The Town Council should appoint a liaison to facilitate smoother communication between the council and the Chamber of Commerce, Sunday said. This would help council members be more attuned to the needs of small businesses like his, Alpine Vending & Video Inc.
The town should hold more public events that highlight local businesses like the ARTwalk, Parrish said. Grimmer took this one step further, suggested the town create a walkable “art district” on Second Street like the one in Crested Butte.
Haims and Woodworth Foral spoke about the importance of listening to the community and allowing business owners and other residents to inform the town’s decisions around what is best for them.
Gleiss suggested taking notes from other Western Slope towns that have been capitalizing on their access to public land and open spaces to support new business. This model would work well for Eagle, he said.
The future Town Council should prioritize public engagement, be “proactive instead of reactive” and provide town staff with the resources they need to be successful, Woodworth Foral said. After all, town employees are the ones that make it all happen, she said.

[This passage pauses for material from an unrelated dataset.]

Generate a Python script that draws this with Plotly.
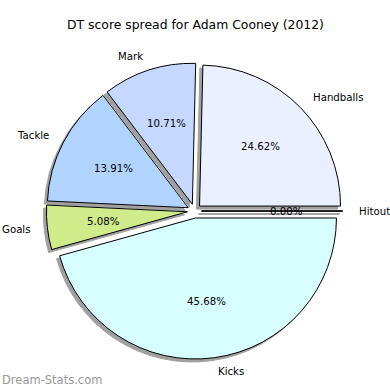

The town should consider offering economic incentives for new child care centers to come to Eagle as the lack of local, affordable child care has been debilitating for many parents, Arbogast said.
Gleiss advocated for investing in more sports and recreational opportunities for the town’s youth. He said he was inspired by his daughter to run for Town Council and make sure she has access to things he didn’t have growing up.
At the end of the evening, Brubeck, the event’s moderator, urged everyone to vote in the election on Nov. 2 and get involved in their local government by going to Town Council meetings or watching them online.